A l’encontre de cette décision, Monsieur… a fait introduire, par courrier de son mandataire datant du 31 décembre 1999, une « requête en annulation sinon en réformation » sur base de l’article 33 de la loi modifiée du 16 avril 1979 fixant le statut général des fonctionnaires de l’Etat, ci-après appelé « le statut général », auprès du Gouvernement en conseil pour solliciter le rapport dudit arrêté du 17 décembre 1999, ainsi que, sur la base de l’article 6.4, alinéa 3 du statut général, la proposition à l’autorité investie du pouvoir de nomination de procéder à un changement d’administration dans son chef et de le nommer dans l’administration formée par les fonctionnaires du cadre supérieur du ministère des Affaires étrangères, sinon, sur base de l’article 6, alinéa 2 de la loi modifiée du 31 mars 1958 portant organisation des cadres de l’administration gouvernementale, son affectation par le Gouvernement en conseil dans le cadre spécial des fonctionnaires de ladite carrière supérieure.

Ledit recours étant resté sans suite, Monsieur… a fait introduire, par requête déposée en date du 30 juin 2000, un recours contentieux inscrit sous le numéro 12086 du rôle tendant principalement à la réformation et subsidiairement à l’annulation de l’arrêté du Gouvernement en conseil du 17 décembre 1999 prévisé, ainsi que contre la décision implicite de refus du Gouvernement en conseil de faire droit à son recours introduit en date du 31 décembre 1999.

Le Gouvernement en conseil ayant par la suite rejeté ledit recours introduit en date du 31 décembre 1999 par une décision du 6 octobre 2000, Monsieur… a fait introduire un deuxième recours contentieux, inscrit sous le numéro 13012 du rôle, tendant principalement à la réformation et subsidiairement à l’annulation de la décision du Gouvernement en conseil du 6 octobre 2000, ainsi que, en ordre subsidiaire, de l’arrêté du Gouvernement en conseil du 17 décembre 1999 prévisé.

Les deux recours portant à la base sur la même décision de réaffectation de Monsieur… au ministère des Affaires étrangères, il y a lieu, dans l’intérêt d’une bonne administration de la justice, de les joindre et de les toiser par un seul jugement.

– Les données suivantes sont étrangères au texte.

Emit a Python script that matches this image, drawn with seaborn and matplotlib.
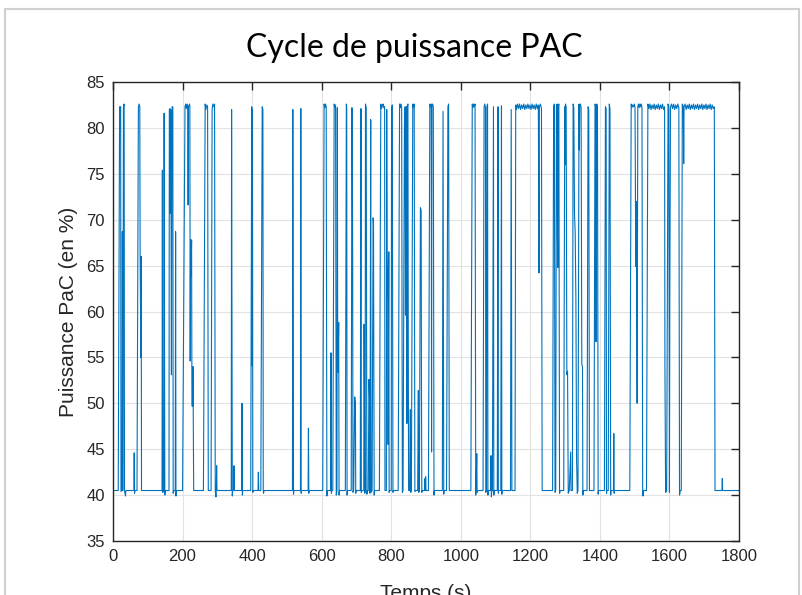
import matplotlib
matplotlib.use("Agg")
import matplotlib.pyplot as plt
import numpy as np
import pandas as pd
import seaborn as sns
from matplotlib.patches import Rectangle

# Breakpoints of the fuel-cell power cycle, grouped by time span
t_0_200 = [0, 15, 19, 20, 22, 23, 26, 27, 28, 29, 30, 32, 33, 36, 37,
           60, 61, 62, 63,
           69, 73, 75, 77, 78, 80, 81, 82,
           141, 142, 143, 146, 147, 149, 150,
           161, 162, 164, 165, 166, 167, 168, 169, 170, 172, 173, 175, 179, 180, 181, 182]
p_0_200 = [40.5, 40.5, 82.3, 82.0, 82.3, 40.4, 40.5, 68.7, 40.5, 55.3, 82.3, 82.6, 40.5, 39.9, 40.5,
           40.5, 44.6, 40.2, 40.5,
           40.5, 82.3, 82.6, 82.3, 66.4, 55.0, 66.0, 40.5,
           40.5, 75.4, 40.3, 40.5, 81.6, 40.0, 40.5,
           40.5, 82.0, 82.1, 70.7, 82.0, 71.0, 53.1, 76.0, 82.3, 82.3, 40.2, 40.5, 40.5, 68.7, 39.9, 40.5]

t_200_450 = [200, 207, 209, 211, 213, 215, 216, 217, 220, 221, 222, 223, 224, 226, 227, 229, 230, 232,
             260, 265, 267, 270, 272, 274, 282, 285, 287, 290, 292, 294, 296, 297, 298, 299,
             340, 341, 343, 344, 347, 348, 349,
             370, 371, 372, 373,
             396, 399, 400, 401, 402, 403,
             417, 418, 419,
             425, 429, 431, 432, 433, 434]
p_200_450 = [40.5, 82.3, 82.6, 82.1, 82.6, 82.3, 71.6, 82.3, 82.6, 82.3, 54.6, 67.8, 63.8, 67.8, 49.7, 49.7, 54.0, 40.5,
             40.5, 82.6, 82.0, 82.5, 82.3, 40.5, 40.5, 82.0, 82.6, 82.3, 82.6, 40.5, 39.8, 40.5, 43.2, 40.5,
             40.5, 82.0, 39.9, 40.5, 40.5, 43.2, 40.5,
             40.5, 50.0, 40.0, 40.5,
             40.5, 82.3, 54.1, 82.0, 40.3, 40.5,
             40.5, 42.5, 40.5,
             40.5, 82.3, 82.0, 40.5, 40.2, 40.5]

t_450_700 = [516, 517, 519, 520,
             539, 540, 541, 542,
             561, 562, 563, 564,
             603, 607, 609, 611, 613, 615, 616,
             626, 627, 628, 629,
             632, 636, 638, 640, 642, 644, 645, 646, 647, 649, 650, 651,
             668, 671, 672, 673, 674,
             685, 687, 688, 689, 690, 692, 695, 697, 698, 699]
p_450_700 = [40.5, 82.0, 40.1, 40.5,
             40.5, 82.1, 40.2, 40.5,
             40.5, 47.3, 40.2, 40.5,
             40.5, 82.6, 82.2, 82.6, 82.3, 39.9, 40.5,
             40.5, 55.5, 40.2, 40.5,
             40.5, 82.6, 82.2, 82.5, 40.0, 40.5, 82.2, 58.8, 53.4, 58.8, 40.0, 40.5,
             40.5, 82.6, 82.2, 40.0, 40.5,
             40.5, 82.2, 76.7, 68.2, 40.3, 40.5, 50.7, 50.0, 40.2, 40.5]

t_700_900 = [711, 713, 714, 715, 721, 722, 723, 724, 725, 726, 728, 730, 731,
             734, 736, 738, 739, 741, 742, 745, 748, 749, 751, 752,
             766, 770, 772, 775, 777, 779, 781, 782, 786, 787, 788, 790, 791, 793, 794, 795,
             800, 801, 803, 805, 806,
             820, 824, 826, 828, 830, 832, 834, 838, 840, 841, 842, 843, 844, 845, 846, 848, 849, 850,
             853, 855, 856, 858, 862, 864, 866, 868, 870, 876, 878, 879, 881, 884, 886, 887, 888, 889,
             896, 897, 898, 899, 900]
p_700_900 = [40.5, 82.1, 40.3, 40.5, 40.5, 58.6, 51.0, 40.2, 40.5, 82.6, 82.2, 40.1, 40.5,
             40.5, 52.6, 50.0, 40.2, 80.9, 40.3, 40.5, 70.2, 69.5, 40.0, 40.5,
             40.5, 82.6, 82.1, 82.5, 82.6, 82.2, 82.3, 40.5, 40.5, 82.0, 66.7, 61.0, 45.5, 66.5, 40.3, 40.5,
             40.5, 82.0, 82.5, 40.3, 40.5,
             40.5, 82.6, 82.2, 82.6, 82.3, 40.3, 40.5, 80.5, 82.3, 59.6, 82.0, 69.9, 82.3, 47.8, 82.3, 82.6, 57.0, 40.5,
             40.5, 49.3, 40.3, 40.5, 82.6, 82.2, 82.6, 40.4, 40.5, 40.5, 51.4, 40.3, 40.5, 71.3, 71.0, 51.0, 40.3, 40.5,
             40.5, 41.8, 40.5, 42.0, 40.5]

t_900_1150 = [907, 911, 913, 915, 916, 917, 919, 921, 923, 924,
              947, 949, 951, 952,
              959, 963, 965, 967,
              1029, 1033, 1035, 1037, 1039, 1041, 1043, 1044, 1046, 1047, 1048,
              1064, 1067, 1069, 1071, 1072, 1074, 1075, 1077, 1078, 1079,
              1086, 1087, 1088, 1089,
              1091, 1094, 1095, 1096,
              1105, 1107, 1108, 1109,
              1115, 1117, 1118, 1119,
              1143, 1145, 1147]
p_900_1150 = [40.5, 82.6, 82.3, 82.6, 44.7, 82.3, 82.6, 82.3, 40.0, 40.5,
              40.5, 81.8, 40.1, 40.5,
              40.5, 82.3, 82.6, 40.5,
              40.5, 82.6, 82.2, 82.6, 82.3, 82.6, 40.0, 40.5, 44.5, 40.3, 40.5,
              40.5, 82.3, 82.6, 82.2, 40.3, 40.5, 82.3, 82.6, 40.0, 40.5,
              40.5, 44.3, 39.8, 40.5,
              40.5, 82.3, 40.0, 40.5,
              40.5, 82.3, 40.2, 40.5,
              40.5, 82.4, 40.1, 40.5,
              40.5, 82.0, 40.5]

t_1150_1250 = [1156, 1158, 1160, 1163, 1166, 1169, 1172, 1175, 1178, 1181, 1184, 1187, 1190,
               1193, 1196, 1199, 1202, 1205, 1208, 1211, 1214, 1217, 1220, 1223, 1225, 1226,
               1229, 1232, 1234]
p_1150_1250 = [40.5, 82.5, 82.0, 82.6, 82.1, 82.6, 82.0, 82.5, 82.1, 82.6, 82.0, 82.5, 82.1,
               82.6, 82.1, 82.5, 82.0, 82.6, 82.1, 82.5, 82.0, 82.6, 82.1, 82.5, 64.2, 82.3,
               82.6, 82.1, 40.5]

t_1250_1450 = [1264, 1267, 1269, 1271, 1273, 1275, 1277, 1278, 1279, 1280, 1282, 1284, 1286,
               1296, 1299, 1300, 1301, 1303, 1305, 1307, 1309, 1312, 1316, 1317, 1321, 1323, 1325,
               1327, 1329, 1331, 1333, 1335, 1337, 1340, 1341, 1342, 1344, 1346, 1348, 1350, 1351, 1352,
               1363, 1366, 1368, 1370,
               1383, 1386, 1388, 1389, 1391, 1393, 1395, 1396,
               1413, 1416, 1418, 1419, 1420, 1424, 1427, 1429, 1431, 1432,
               1439, 1440, 1441, 1442]
p_1250_1450 = [40.5, 82.3, 82.6, 40.3, 40.5, 82.3, 82.6, 68.4, 64.8, 82.3, 82.6, 40.2, 40.5,
               40.5, 82.3, 76.0, 82.6, 82.3, 53.1, 53.5, 40.2, 40.5, 44.7, 40.5, 40.5, 82.6, 82.2,
               70.7, 68.5, 61.3, 43.8, 40.2, 40.5, 82.6, 77.6, 82.3, 82.6, 82.2, 54.2, 54.0, 40.0, 40.5,
               40.5, 82.3, 82.0, 40.5,
               40.5, 82.6, 82.4, 56.7, 82.6, 82.2, 40.1, 40.5,
               40.5, 82.3, 82.1, 40.2, 40.5, 40.5, 82.6, 82.1, 40.0, 40.5,
               40.5, 46.7, 40.2, 40.5]

t_1450_1632 = [1486, 1490, 1492, 1494, 1497, 1499, 1501, 1502, 1503, 1504, 1506, 1507, 1509,
               1511, 1513, 1515, 1517, 1519, 1521, 1523, 1524, 1526,
               1534, 1538, 1541, 1544, 1547, 1550, 1553, 1556, 1559, 1562, 1565, 1568, 1571,
               1574, 1577, 1580, 1583, 1586, 1587, 1589, 1592, 1596, 1598, 1600, 1601, 1603,
               1606, 1609, 1612, 1615, 1618, 1621, 1624, 1627, 1629, 1631]
p_1450_1632 = [40.5, 82.6, 82.2, 82.5, 82.3, 82.6, 82.2, 75.4, 64.9, 72.0, 61.9, 50.0, 82.3,
               82.6, 82.2, 82.6, 82.3, 82.6, 82.2, 40.2, 39.9, 40.5,
               40.5, 82.6, 82.1, 82.6, 82.0, 82.5, 82.1, 82.6, 82.0, 82.5, 82.1, 82.6, 82.0,
               82.5, 82.1, 82.6, 82.0, 82.3, 53.9, 40.3, 40.5, 82.6, 82.2, 40.3, 61.5, 82.3,
               82.6, 82.1, 82.6, 82.0, 82.5, 82.1, 82.6, 82.2, 40.0, 40.5]

t_1632_1800 = [1634, 1637, 1640, 1641, 1642, 1645, 1648, 1651, 1654, 1657, 1660, 1663, 1666,
               1669, 1672, 1675, 1678, 1681, 1684, 1687, 1690, 1693, 1696, 1699, 1702, 1705,
               1708, 1711, 1714, 1717, 1720, 1723, 1726, 1729, 1731,
               1751, 1752, 1753, 1800]
p_1632_1800 = [40.5, 82.6, 82.3, 76.1, 82.3, 82.6, 82.0, 82.5, 82.1, 82.6, 82.0, 82.5, 82.1,
               82.6, 82.0, 82.5, 82.1, 82.6, 82.0, 82.5, 82.1, 82.6, 82.0, 82.5, 82.1, 82.6,
               82.0, 82.5, 82.1, 82.6, 82.0, 82.5, 82.1, 82.3, 40.5,
               40.5, 41.8, 40.5, 40.5]

time_parts = [t_0_200, t_200_450, t_450_700, t_700_900, t_900_1150,
              t_1150_1250, t_1250_1450, t_1450_1632, t_1632_1800]
power_parts = [p_0_200, p_200_450, p_450_700, p_700_900, p_900_1150,
               p_1150_1250, p_1250_1450, p_1450_1632, p_1632_1800]
for tp, pp in zip(time_parts, power_parts):
    assert len(tp) == len(pp)

df = pd.DataFrame({
    "Temps (s)": np.concatenate(time_parts).astype(float),
    "Puissance": np.concatenate(power_parts).astype(float),
})

x_ticks = list(range(0, 1801, 200))
y_ticks = list(range(35, 86, 5))

sns.set_style("white")
plt.rcParams["font.family"] = ["Liberation Sans", "DejaVu Sans"]

W, H = 803, 595
fig = plt.figure(figsize=(W / 100, H / 100), dpi=100)
ax = fig.add_axes([113 / W, 1 - 541 / H, (739 - 113) / W, (541 - 82) / H])

sns.lineplot(data=df, x="Temps (s)", y="Puissance", ax=ax, sort=False,
             estimator=None, color="#0072BD", linewidth=0.8)

ax.set_xlim(0, 1800)
ax.set_ylim(35, 85)
ax.set_xticks(x_ticks)
ax.set_yticks(y_ticks)
ax.grid(True, color="#e2e2e2", linewidth=0.8)
ax.set_axisbelow(True)
ax.tick_params(direction="in", length=6, width=1, top=True, right=True,
               labelsize=12, colors="#262626", pad=6)
for s in ax.spines.values():
    s.set_color("#262626")
    s.set_linewidth(1.0)

ax.set_xlabel("Temps (s)", fontsize=15, color="#262626", labelpad=14)
ax.set_ylabel("Puissance PaC (en %)", fontsize=15, color="#262626", labelpad=6)

fig.text(414 / W, 1 - 48 / H, "Cycle de puissance PAC", ha="center", va="center",
         fontsize=23, family=["Lato", "DejaVu Sans"], color="#000000")

# Light window frame around the figure
fig.patches.append(Rectangle((5 / W, -0.05), (799 - 5) / W, 1.05 - 9 / H,
                             transform=fig.transFigure, fill=False,
                             edgecolor="#d0d0d0", linewidth=1.5))

fig.savefig("out.png", dpi=100)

Le délégué du Gouvernement conclut d’abord à l’irrecevabilité du recours inscrit sous le numéro 12086 du rôle en faisant valoir que le demandeur, en ayant fait usage de la possibilité prévue à l’article 33 du statut général d’introduire un recours devant le Gouvernement en conseil à travers le courrier de son mandataire datant du 30 décembre 1999, n’aurait pas encore épuisé ledit recours à la date de l’introduction de sa requête en date du 30 juin 2000, étant donné que le Gouvernement n’avait pas encore statué y relativement à cette date.

Il est constant qu’à travers le courrier de son mandataire datant du 31 décembre 1999, le demandeur s’est adressé dans le délai de recours contentieux à l’autorité ayant pris l’arrêté litigieux du 17 décembre 1999, en l’occurrence le Gouvernement en conseil, pour solliciter, sur base de l’article 33 du statut général, l’annulation, sinon la réformation dudit arrêté du 17 décembre 1999. Il a ainsi formulé une réclamation s’analysant en substance en un recours gracieux au sens des dispositions de l’article 13 (2) de la loi modifiée du 21 juin 1999 portant règlement de procédure devant les juridictions administratives, de sorte que le délai du recours contentieux a été valablement suspendu et qu’un nouveau délai a commencé à courir, conformément aux dispositions du paragraphe (3) dudit article 13, à partir de l’expiration du troisième mois suivant l’introduction de cette réclamation, étant entendu que le Gouvernement en conseil n’a statué sur cette réclamation qu’en date du 6 octobre 2000, soit après l’expiration du délai de trois mois ainsi prévu par la loi.

Il s’ensuit que le moyen d’irrecevabilité pour cause de tardiveté invoqué par le représentant étatique n’est pas fondé.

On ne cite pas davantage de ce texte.